**Objective**
The line holding "plt.rcParams['font.family'] = ['Open" is the last one to output; start at the first line of the data, keep every line in between exactly, and leave out pictures.

Extracted data entries:
══════════
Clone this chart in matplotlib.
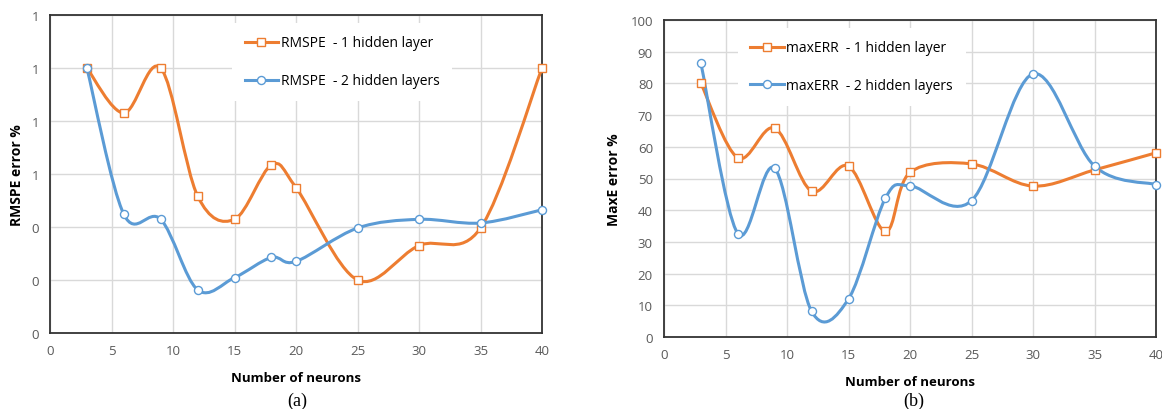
import math

import matplotlib
matplotlib.use('Agg')
import matplotlib.pyplot as plt
from matplotlib.path import Path
from matplotlib.patches import PathPatch
from matplotlib.lines import Line2D
from matplotlib.ticker import FuncFormatter, MultipleLocator

plt.rcParams['font.family'] = ['Open Sans', 'DejaVu Sans']

neurons = [3, 6, 9, 12, 15, 18, 20, 25, 30, 35, 40]

rmspe_1 = [1.0, 0.83, 1.0, 0.517, 0.429, 0.634, 0.549, 0.2, 0.33, 0.396, 1.0]
rmspe_2 = [1.0, 0.448, 0.429, 0.163, 0.209, 0.285, 0.27, 0.396, 0.429, 0.415, 0.465]

maxerr_1 = [80.0, 56.5, 65.9, 46.0, 53.9, 33.3, 51.9, 54.6, 47.6, 52.7, 58.1]
maxerr_2 = [86.4, 32.6, 53.2, 8.1, 12.0, 43.8, 47.7, 43.0, 83.0, 53.9, 48.1]

labels_a = ['RMSPE  - 1 hidden layer', 'RMSPE  - 2 hidden layers']
labels_b = ['maxERR  - 1 hidden layer', 'maxERR  - 2 hidden layers']

ORANGE = '#ED7D31'
BLUE = '#5B9BD5'
TICKC = '#595959'
W, H = 1162, 410


# excel style smoothed line, cubic bezier through the points
def smooth_path(xs, ys):
    n = len(xs)
    verts = [(xs[0], ys[0])]
    codes = [Path.MOVETO]
    for i in range(n - 1):
        x0, y0 = xs[max(i - 1, 0)], ys[max(i - 1, 0)]
        x1, y1 = xs[i], ys[i]
        x2, y2 = xs[i + 1], ys[i + 1]
        x3, y3 = xs[min(i + 2, n - 1)], ys[min(i + 2, n - 1)]
        c1 = (x1 + (x2 - x0) / 6.0, y1 + (y2 - y0) / 6.0)
        c2 = (x2 - (x3 - x1) / 6.0, y2 - (y3 - y1) / 6.0)
        verts += [c1, c2, (x2, y2)]
        codes += [Path.CURVE4] * 3
    return Path(verts, codes)


def draw_series(ax, xs, ys, color, marker):
    ax.add_patch(PathPatch(smooth_path(xs, ys), fill=False, edgecolor=color,
                           lw=2.2, capstyle='round', joinstyle='round', zorder=3))
    ax.plot(xs, ys, linestyle='none', marker=marker, ms=5.8, mfc='white',
            mec=color, mew=1.0, zorder=4, clip_on=False)


def style_axes(ax, ylabel, pad):
    ax.set_xlim(0, 40)
    ax.xaxis.set_major_locator(MultipleLocator(5))
    ax.grid(True, color='#D9D9D9', lw=1.0)
    ax.set_axisbelow(True)
    for s in ax.spines.values():
        s.set_color('#333333')
        s.set_linewidth(1.3)
    ax.tick_params(length=0, labelsize=9.5, labelcolor=TICKC, pad=8)
    ax.set_xlabel('Number of neurons', fontsize=9.5, fontweight='bold', labelpad=10)
    ax.set_ylabel(ylabel, fontsize=10, fontweight='bold', labelpad=pad)


def add_legend(ax, labels, x0):
    handles = [
        Line2D([], [], color=ORANGE, lw=2.2, marker='s', ms=5.8, mfc='white', mec=ORANGE),
        Line2D([], [], color=BLUE, lw=2.2, marker='o', ms=5.8, mfc='white', mec=BLUE),
    ]
    leg = ax.legend(handles, labels, loc='upper left', bbox_to_anchor=(x0, 0.975),
                    frameon=True, fancybox=False, edgecolor='none', framealpha=1,
                    fontsize=10, handlelength=2.4, handletextpad=0.2,
                    labelspacing=1.65, borderpad=0.9, borderaxespad=0)
    leg.get_frame().set_linewidth(0)


fig = plt.figure(figsize=(W / 100, H / 100), dpi=100)

ax1 = fig.add_axes([50 / W, (H - 334) / H, 492 / W, 318 / H])
draw_series(ax1, neurons, rmspe_1, ORANGE, 's')
draw_series(ax1, neurons, rmspe_2, BLUE, 'o')
ax1.set_ylim(0, 1.2)
ax1.yaxis.set_major_locator(MultipleLocator(0.2))
ax1.yaxis.set_major_formatter(FuncFormatter(lambda v, p: '%d' % math.floor(v + 0.5)))
style_axes(ax1, 'RMSPE error %', 5)
add_legend(ax1, labels_a, 0.37)

ax2 = fig.add_axes([664 / W, (H - 338) / H, 492 / W, 317 / H])
draw_series(ax2, neurons, maxerr_1, ORANGE, 's')
draw_series(ax2, neurons, maxerr_2, BLUE, 'o')
ax2.set_ylim(0, 100)
ax2.yaxis.set_major_locator(MultipleLocator(10))
style_axes(ax2, 'MaxE error %', 7)
add_legend(ax2, labels_b, 0.15)

fig.text(297 / W, 1 - 401 / H, '(a)', ha='center', va='center',
         family='Liberation Serif', fontsize=13)
fig.text(914 / W, 1 - 401 / H, '(b)', ha='center', va='center',
         family='Liberation Serif', fontsize=13)

fig.savefig('out.png', dpi=100)
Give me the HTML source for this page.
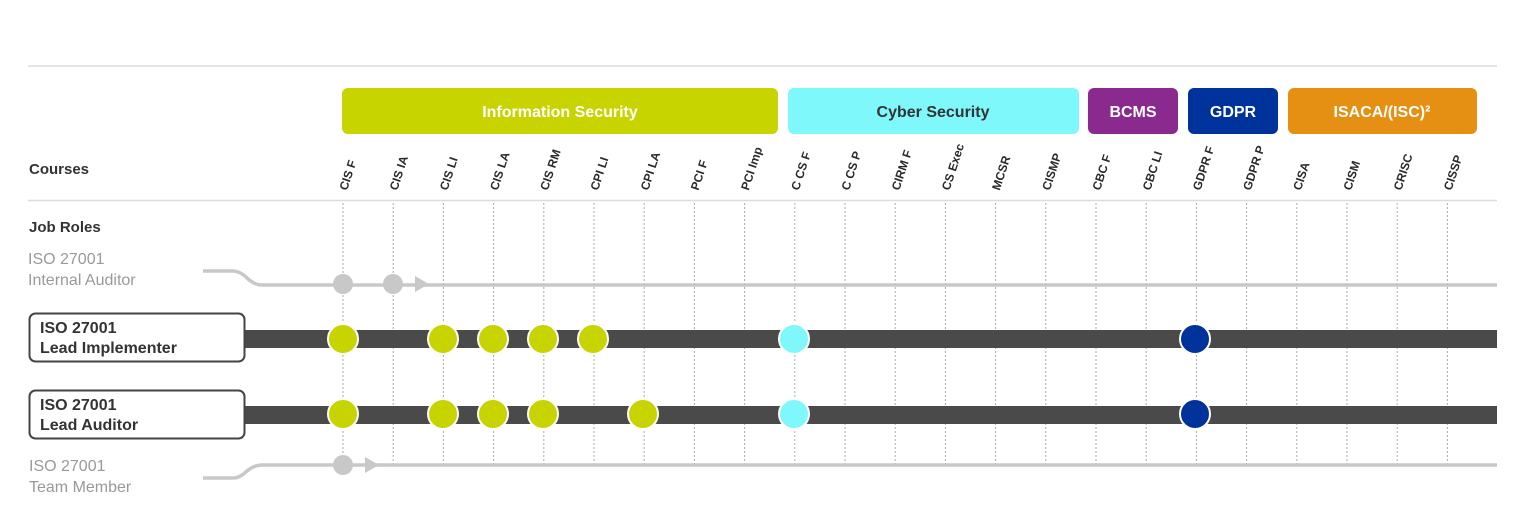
<!DOCTYPE html>
<html><head><meta charset="utf-8"><style>
html,body{margin:0;padding:0;background:#fff;}
svg{display:block;font-family:"Liberation Sans","DejaVu Sans",sans-serif;}
</style></head><body>
<svg width="1526" height="529" viewBox="0 0 1526 529" xmlns="http://www.w3.org/2000/svg">
<line x1="28" y1="66" x2="1497" y2="66" stroke="#dcdcdc" stroke-width="1.5"/>
<line x1="28" y1="200.5" x2="1497" y2="200.5" stroke="#dcdcdc" stroke-width="1.5"/>
<rect x="342" y="88" width="436" height="46" rx="6" fill="#c8d400"/>
<text x="560" y="117" text-anchor="middle" fill="#fff" font-size="16" font-weight="bold">Information Security</text>
<rect x="788" y="88" width="291" height="46" rx="6" fill="#7ff8fb"/>
<text x="933" y="117" text-anchor="middle" fill="#333" font-size="16" font-weight="bold">Cyber Security</text>
<rect x="1088" y="88" width="90" height="46" rx="6" fill="#8b2a8e"/>
<text x="1133" y="117" text-anchor="middle" fill="#fff" font-size="16" font-weight="bold">BCMS</text>
<rect x="1188" y="88" width="90" height="46" rx="6" fill="#00329c"/>
<text x="1233" y="117" text-anchor="middle" fill="#fff" font-size="16" font-weight="bold">GDPR</text>
<rect x="1288" y="88" width="189" height="46" rx="6" fill="#e59012"/>
<text x="1382" y="117" text-anchor="middle" fill="#fff" font-size="16" font-weight="bold">ISACA/(ISC)²</text>
<text x="29" y="174" fill="#333" font-size="15" font-weight="bold">Courses</text>
<text x="29" y="232" fill="#333" font-size="15" font-weight="bold">Job Roles</text>
<text x="28" y="264" fill="#999" font-size="16">ISO 27001</text>
<text x="28" y="285" fill="#999" font-size="16">Internal Auditor</text>
<text x="29" y="471" fill="#999" font-size="16">ISO 27001</text>
<text x="29" y="492" fill="#999" font-size="16">Team Member</text>
<g id="cols" font-size="12" font-weight="bold" fill="#2a2a2a">
</g>
<path d="M203,271 H233 Q240,271 247,278 Q254,285 262,285 H1497" fill="none" stroke="#c8c8c8" stroke-width="3.5"/>
<path d="M203,478 H233 Q240,478 247,471 Q254,465 262,465 H1497" fill="none" stroke="#c8c8c8" stroke-width="3.5"/>
<circle cx="343" cy="284" r="10" fill="#c8c8c8"/>
<circle cx="393" cy="284" r="10" fill="#c8c8c8"/>
<polygon points="415,276 429,284 415,292" fill="#c8c8c8"/>
<circle cx="343" cy="465" r="10" fill="#c8c8c8"/>
<polygon points="365,457 379,465 365,473" fill="#c8c8c8"/>
<rect x="245" y="330" width="1252" height="18" fill="#4a4a4a"/>
<rect x="245" y="406" width="1252" height="18" fill="#4a4a4a"/>
<rect x="29.5" y="313.5" width="215" height="48" rx="6" fill="#fff" stroke="#444" stroke-width="2"/>
<rect x="29.5" y="390.5" width="215" height="48" rx="6" fill="#fff" stroke="#444" stroke-width="2"/>
<text x="40" y="333" fill="#333" font-size="16" font-weight="bold">ISO 27001</text>
<text x="40" y="353" fill="#333" font-size="16" font-weight="bold">Lead Implementer</text>
<text x="40" y="410" fill="#333" font-size="16" font-weight="bold">ISO 27001</text>
<text x="40" y="430" fill="#333" font-size="16" font-weight="bold">Lead Auditor</text>
<g stroke="#fff" stroke-width="2">
<circle cx="343" cy="339" r="15" fill="#c8d400"/><circle cx="443" cy="339" r="15" fill="#c8d400"/><circle cx="493" cy="339" r="15" fill="#c8d400"/><circle cx="543" cy="339" r="15" fill="#c8d400"/><circle cx="593" cy="339" r="15" fill="#c8d400"/>
<circle cx="794" cy="339" r="15" fill="#7ff8fb"/><circle cx="1195" cy="339" r="15" fill="#00329c"/>
<circle cx="343" cy="414" r="15" fill="#c8d400"/><circle cx="443" cy="414" r="15" fill="#c8d400"/><circle cx="493" cy="414" r="15" fill="#c8d400"/><circle cx="543" cy="414" r="15" fill="#c8d400"/><circle cx="643" cy="414" r="15" fill="#c8d400"/>
<circle cx="794" cy="414" r="15" fill="#7ff8fb"/><circle cx="1195" cy="414" r="15" fill="#00329c"/>
</g>
</svg>
<script>
var names=["CIS F","CIS IA","CIS LI","CIS LA","CIS RM","CPI LI","CPI LA","PCI F","PCI Imp","C CS F","C CS P","CIRM F","CS Exec","MCSR","CISMP","CBC F","CBC LI","GDPR F","GDPR P","CISA","CISM","CRISC","CISSP"];
var g=document.getElementById('cols'),ns="http://www.w3.org/2000/svg",svg=g.ownerSVGElement;
names.forEach(function(n,i){var x=343+i*50.2;
var l=document.createElementNS(ns,'line');l.setAttribute('x1',x);l.setAttribute('x2',x);l.setAttribute('y1',203);l.setAttribute('y2',465);l.setAttribute('stroke','#aaa');l.setAttribute('stroke-width','1');l.setAttribute('stroke-dasharray','2 2');svg.insertBefore(l,g);
var t=document.createElementNS(ns,'text');t.setAttribute('transform','translate('+(x+4)+',191) rotate(-72)');t.textContent=n;g.appendChild(t);});
</script>
</body></html>
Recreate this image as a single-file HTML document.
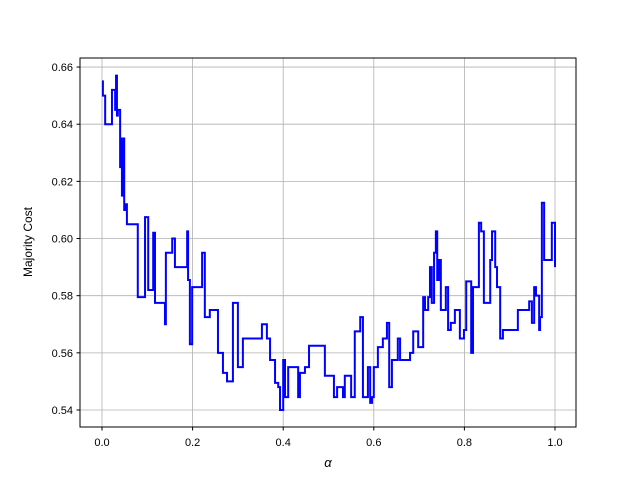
<!DOCTYPE html>
<html><head><meta charset="utf-8"><style>
body{margin:0;background:#fff}
svg{display:block;font-family:"Liberation Sans","DejaVu Sans",sans-serif}
</style></head><body>
<svg id="chart" width="640" height="480">
<g id="grid"></g>
<rect x="80" y="58" width="496" height="369" fill="none" stroke="#000" stroke-width="1"/>
<g id="ticks"></g>
<path id="line" fill="none" stroke="#0000ff" stroke-width="2"/>
<text x="328" y="467" font-size="13" font-style="italic" text-anchor="middle">α</text>
<text x="32" y="242" font-size="12" text-anchor="middle" transform="rotate(-90 32 242)">Majority Cost</text>
</svg>
<script>
const alphas=[0,.002,.007,.022,.029,.031,.033,.035,.040,.042,.044,.046,.049,.053,.055,.062,.079,.095,.102,.113,.117,.139,.141,.155,.161,.188,.190,.194,.199,.221,.227,.238,.256,.267,.276,.289,.300,.311,.327,.353,.364,.371,.382,.389,.393,.400,.404,.411,.433,.437,.448,.457,.492,.512,.519,.532,.536,.550,.558,.570,.576,.587,.592,.596,.600,.609,.620,.629,.634,.640,.653,.658,.680,.687,.698,.709,.713,.720,.724,.728,.733,.737,.740,.744,.748,.759,.764,.770,.779,.790,.799,.804,.815,.819,.832,.837,.843,.857,.861,.868,.872,.879,.885,.918,.943,.949,.954,.958,.965,.967,.971,.976,.993,1.0];
const costs=[.655,.650,.640,.652,.645,.657,.643,.645,.625,.635,.615,.635,.610,.612,.605,.605,.5795,.6075,.582,.602,.5775,.570,.595,.600,.590,.6025,.5855,.563,.583,.595,.5725,.575,.560,.553,.550,.5775,.555,.565,.565,.570,.565,.5575,.5495,.548,.540,.5575,.5445,.555,.5445,.553,.555,.5625,.552,.5445,.548,.5445,.552,.5445,.5675,.5725,.5445,.555,.5425,.5445,.555,.562,.565,.5705,.548,.5575,.565,.5575,.560,.5675,.562,.5795,.575,.5795,.590,.5775,.595,.6025,.5855,.5925,.575,.583,.568,.5705,.575,.565,.568,.585,.560,.583,.6055,.6025,.5775,.5925,.6025,.590,.583,.565,.568,.575,.578,.5705,.583,.580,.568,.5725,.6125,.5925,.6055,.590,.590];
const xTicks=[0,0.2,0.4,0.6,0.8,1.0];
const xTickLabels=["0.0","0.2","0.4","0.6","0.8","1.0"];
const yTicks=[0.54,0.56,0.58,0.60,0.62,0.64,0.66];
const yTickLabels=["0.54","0.56","0.58","0.60","0.62","0.64","0.66"];
const X=a=>102+453*a;
const Y=v=>410-(v-0.54)*2858;
const ns="http://www.w3.org/2000/svg";
const grid=document.getElementById('grid'),ticks=document.getElementById('ticks');
function mk(tag,attrs,parent){const e=document.createElementNS(ns,tag);for(const k in attrs)e.setAttribute(k,attrs[k]);parent.appendChild(e);return e;}
xTicks.forEach((t,i)=>{
 const gl=mk('line',{x1:X(t),x2:X(t),y1:58,y2:427,stroke:'#b0b0b0','stroke-width':0.8},grid);
 
 
 const tk=mk('line',{x1:X(t),x2:X(t),y1:427,y2:430.5,stroke:'#000'},ticks);
 
 
 const tx=mk('text',{x:X(t),y:446,'font-size':11,'text-anchor':'middle'},ticks);
 tx.textContent=xTickLabels[i];
 
 
});
yTicks.forEach((t,i)=>{
 const gl=mk('line',{x1:80,x2:576,y1:Y(t),y2:Y(t),stroke:'#b0b0b0','stroke-width':0.8},grid);
 
 
 const tk=mk('line',{x1:76.5,x2:80,y1:Y(t),y2:Y(t),stroke:'#000'},ticks);
 
 
 const tx=mk('text',{x:73,y:Y(t)+4,'font-size':11,'text-anchor':'end'},ticks);
 tx.textContent=yTickLabels[i];
 
 
});
let d='M'+X(alphas[0])+','+Y(costs[0]);
for(let i=1;i<alphas.length;i++){d+=' H'+X(alphas[i])+' V'+Y(costs[i]);}
document.getElementById('line').setAttribute('d',d);
</script>
</body></html>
══════════
**Answer to the exercise**
Clone this chart in matplotlib.
import math

import matplotlib
matplotlib.use('Agg')
import matplotlib.pyplot as plt
from matplotlib.path import Path
from matplotlib.patches import PathPatch
from matplotlib.lines import Line2D
from matplotlib.ticker import FuncFormatter, MultipleLocator

plt.rcParams['font.family'] = ['Open Sans', 'DejaVu Sans']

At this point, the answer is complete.